LiLa: Linking Latin

Building a Knowledge Base of Linguistic Resources for Latin

Invited Talk at the Fred Jelinek Seminar Series

Marco Passarotti will be the next invited speaker at the Fred Jelinek Seminar Series organized by the Institute of Formal and Applied Linguistics at the Charles University, Czech Republic.
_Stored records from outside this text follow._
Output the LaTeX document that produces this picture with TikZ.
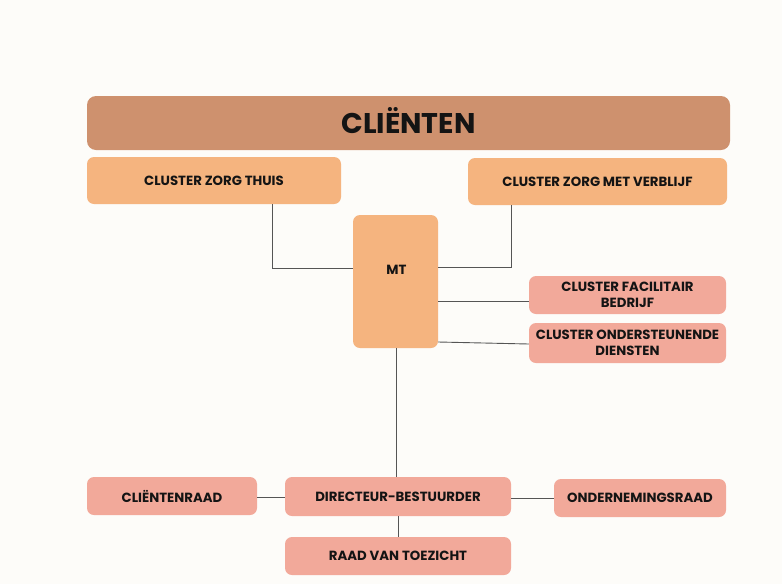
\documentclass[tikz,border=0pt]{standalone}
\usepackage{fontspec}
\setmainfont{Poppins}
\definecolor{bg}{HTML}{FDFCF9}
\definecolor{topc}{HTML}{CE916E}
\definecolor{orangec}{HTML}{F5B47F}
\definecolor{pinkc}{HTML}{F2A99A}
\definecolor{linec}{HTML}{555555}
\definecolor{txt}{HTML}{141414}
\tikzset{
  box/.style={rounded corners=7pt, draw=none, inner sep=0pt, align=center, text=txt,
    font=\fontsize{13.3}{16}\selectfont\bfseries},
  obox/.style={box, fill=orangec},
  pbox/.style={box, fill=pinkc},
  conn/.style={draw=linec, line width=0.9pt},
}
\begin{document}
\begin{tikzpicture}[x=1pt,y=-1pt]
\useasboundingbox[fill=bg] (0,0) rectangle (782,584);
\node[box, fill=topc, minimum width=643pt, minimum height=54pt, rounded corners=9pt,
  text height=20pt, text depth=0pt,
  font=\fontsize{28.5}{30}\selectfont\bfseries] (cl) at (408.5,123) {CLIËNTEN};
\node[obox, minimum width=254pt, minimum height=47pt] (czt) at (214,180.5) {CLUSTER ZORG THUIS};
\node[obox, minimum width=259pt, minimum height=47pt] (czmv) at (597.5,181.5) {CLUSTER ZORG MET VERBLIJF};
\node[obox, minimum width=85pt, minimum height=133pt] (mt) at (395.5,281.5) {};
\node[box] (mtl) at (396.5,270) {MT};
\node[pbox, minimum width=197pt, minimum height=38pt] (cfb) at (627.5,295) {CLUSTER FACILITAIR\\BEDRIJF};
\node[pbox, minimum width=197pt, minimum height=40pt] (cod) at (627.5,343) {CLUSTER ONDERSTEUNENDE\\DIENSTEN};
\node[pbox, minimum width=170pt, minimum height=38pt] (cr) at (172,496) {CLIËNTENRAAD};
\node[pbox, minimum width=226pt, minimum height=39pt] (db) at (398,496.5) {DIRECTEUR-BESTUURDER};
\node[pbox, minimum width=172pt, minimum height=38pt] (or) at (640,498) {ONDERNEMINGSRAAD};
\node[pbox, minimum width=226pt, minimum height=38pt] (rvt) at (398,556) {RAAD VAN TOEZICHT};
% connectors
\draw[conn] (czt.south -| 272,0) |- (mt.west |- 0,268);
\draw[conn] (czmv.south -| 511,0) |- (mt.east |- 0,267);
\draw[conn] (mt.east |- 0,301) -- (cfb.west |- 0,301);
\draw[conn] (mt.east |- 0,342) -- (cod.west |- 0,344);
\draw[conn] (mt.south -| 396,0) -- (db.north -| 396,0);
\draw[conn] (cr.east |- 0,497) -- (db.west |- 0,497);
\draw[conn] (db.east |- 0,498) -- (or.west |- 0,498);
\draw[conn] (db.south -| 398,0) -- (rvt.north -| 398,0);
\end{tikzpicture}
\end{document}
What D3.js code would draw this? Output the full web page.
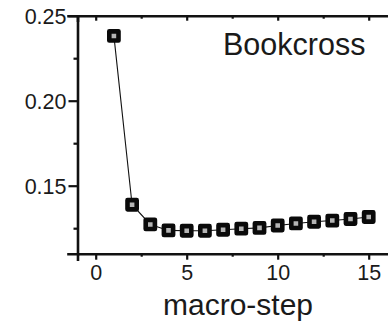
<!DOCTYPE html>
<html>
<head>
<meta charset="utf-8">
<script src="https://cdn.jsdelivr.net/npm/d3@7/dist/d3.min.js"></script>
<style>
  html, body { margin: 0; padding: 0; background: #fff; }
  svg { display: block; font-family: "Liberation Sans", Arial, sans-serif; }
  .axis path, .axis line { stroke: #111; }
  .axis text { fill: #1a1a1a; }
</style>
</head>
<body>
<svg id="chart" width="388" height="326"></svg>
<script>
// macro-step index and the value measured after each step
const steps = [1, 2, 3, 4, 5, 6, 7, 8, 9, 10, 11, 12, 13, 14, 15];
const values = [0.2381, 0.1388, 0.1272, 0.1237, 0.1235, 0.1235, 0.1241, 0.1247,
                0.1252, 0.1266, 0.1278, 0.1288, 0.1295, 0.1304, 0.1316];
const xMajorTicks = [0, 5, 10, 15];
const xMinorTicks = [2.5, 7.5, 12.5];
const yMajorTicks = [0.15, 0.20, 0.25];
const yMinorTicks = [0.125, 0.175, 0.225];
const datasetName = "Bookcross";
const xTitle = "macro-step";

const svg = d3.select("#chart");
const plotLeft = 77.5, plotTop = 15.7, plotBottom = 253.7;

const x = d3.scaleLinear().domain([-1, 16.5]).range([plotLeft, plotLeft + 17.5 * 18.2]);
const y = d3.scaleLinear().domain([0.11, 0.25]).range([plotBottom, plotTop]);

const fmt = d3.format(".2f");

// bottom axis: outward ticks with labels
const gx = svg.append("g").attr("class", "axis").attr("transform", `translate(0,${plotBottom})`);
gx.call(d3.axisBottom(x).tickValues(xMajorTicks).tickSize(6).tickPadding(5).tickFormat(d3.format("d")));
gx.append("g").call(d3.axisBottom(x).tickValues(xMinorTicks).tickSize(3).tickFormat(""))
  .select(".domain").remove();

// top axis: inward ticks, no labels
const gt = svg.append("g").attr("class", "axis").attr("transform", `translate(0,${plotTop})`);
gt.call(d3.axisBottom(x).tickValues(xMajorTicks).tickSize(5).tickFormat(""));
gt.append("g").call(d3.axisBottom(x).tickValues(xMinorTicks).tickSize(3).tickFormat(""))
  .select(".domain").remove();

// left axis
const gy = svg.append("g").attr("class", "axis").attr("transform", `translate(${plotLeft},0)`);
gy.call(d3.axisLeft(y).tickValues(yMajorTicks).tickSize(9).tickPadding(2).tickFormat(fmt));
gy.append("g").call(d3.axisLeft(y).tickValues(yMinorTicks).tickSize(4).tickFormat(""))
  .select(".domain").remove();

svg.selectAll(".axis .domain").attr("stroke-width", 2.6).attr("stroke-linecap", "square");
svg.selectAll(".axis .tick line").attr("stroke-width", 2.2);
svg.selectAll(".axis .tick text").attr("font-size", 21.5);
gy.selectAll(".tick text").attr("dy", "0.34em");

// connecting line
svg.append("path")
  .datum(steps.map((s, i) => [s, values[i]]))
  .attr("fill", "none")
  .attr("stroke", "#111")
  .attr("stroke-width", 1.1)
  .attr("d", d3.line().x(d => x(d[0])).y(d => y(d[1])));

// square markers
svg.append("g").selectAll("rect")
  .data(steps.map((s, i) => [s, values[i]]))
  .join("rect")
  .attr("x", d => x(d[0]) - 4.6)
  .attr("y", d => y(d[1]) - 4.6)
  .attr("width", 9.2)
  .attr("height", 9.2)
  .attr("fill", "#b4b4b4")
  .attr("stroke", "#0a0a0a")
  .attr("stroke-width", 4.6)
  .attr("stroke-linejoin", "round");

// dataset name inside the plot
svg.append("text")
  .attr("x", 223)
  .attr("y", 55)
  .attr("font-size", 30.5)
  .attr("fill", "#1a1a1a")
  .text(datasetName);

// x axis title
svg.append("text")
  .attr("x", 238)
  .attr("y", 315)
  .attr("text-anchor", "middle")
  .attr("font-size", 30)
  .attr("fill", "#1a1a1a")
  .text(xTitle);
</script>
</body>
</html>
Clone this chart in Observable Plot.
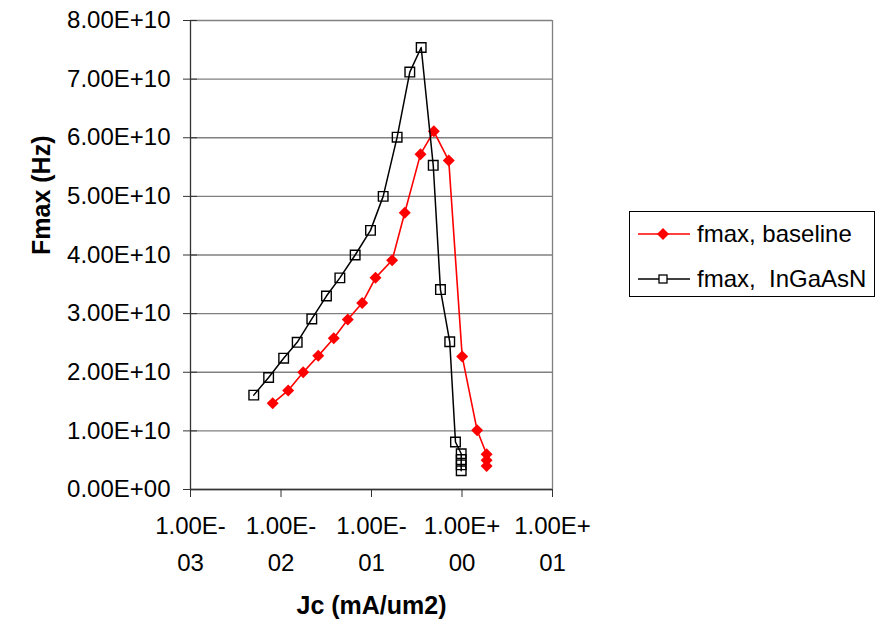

The talk will be streamed via Zoom on Monday, 26 April, 2021 – 14:00. For details on how to join the Zoom meeting, please write to sevcikova et ufal.mff.cuni.cz


Title: Words and Classes. Branches and Links. Interlinking (Latin) Resources in the Linguistic Linked Open Data World through the LiLa Knowledge Base

Abstract: The talk presents the LiLa Knowledge Base (https://lila-erc.eu), a collection of multifarious linguistic resources for Latin described with the same vocabulary of knowledge description and interlinked according to the principles of the so-called Linked Data paradigm. Following its highly lexically based nature, the core of the LiLa Knowledge Base consists of a large collection of Latin lemmas, serving as the backbone to achieve interoperability between the resources, by linking all those entries in lexical resources and tokens in corpora that point to the same lemma. After detailing the architecture supporting LiLa, the talk: a) describes the LiLa collection of lemmas, particularly focussing on how the Knowledge Base approaches the challenges raised by harmonizing different strategies of lemmatization that can be found in linguistic resources for Latin; b) details the modeling and linking of a number of textual and lexical resources for Latin, including a dependency treebank, an etymological dictionary, a polarity lexicon, a derivational lexicon and a valency lexicon;
c) shows the prototype of a tool to automatically link a raw Latin text to the Knowledge Base and presents some SPARQL queries to extract information taken from the interoperable resources currently linked to LiLa.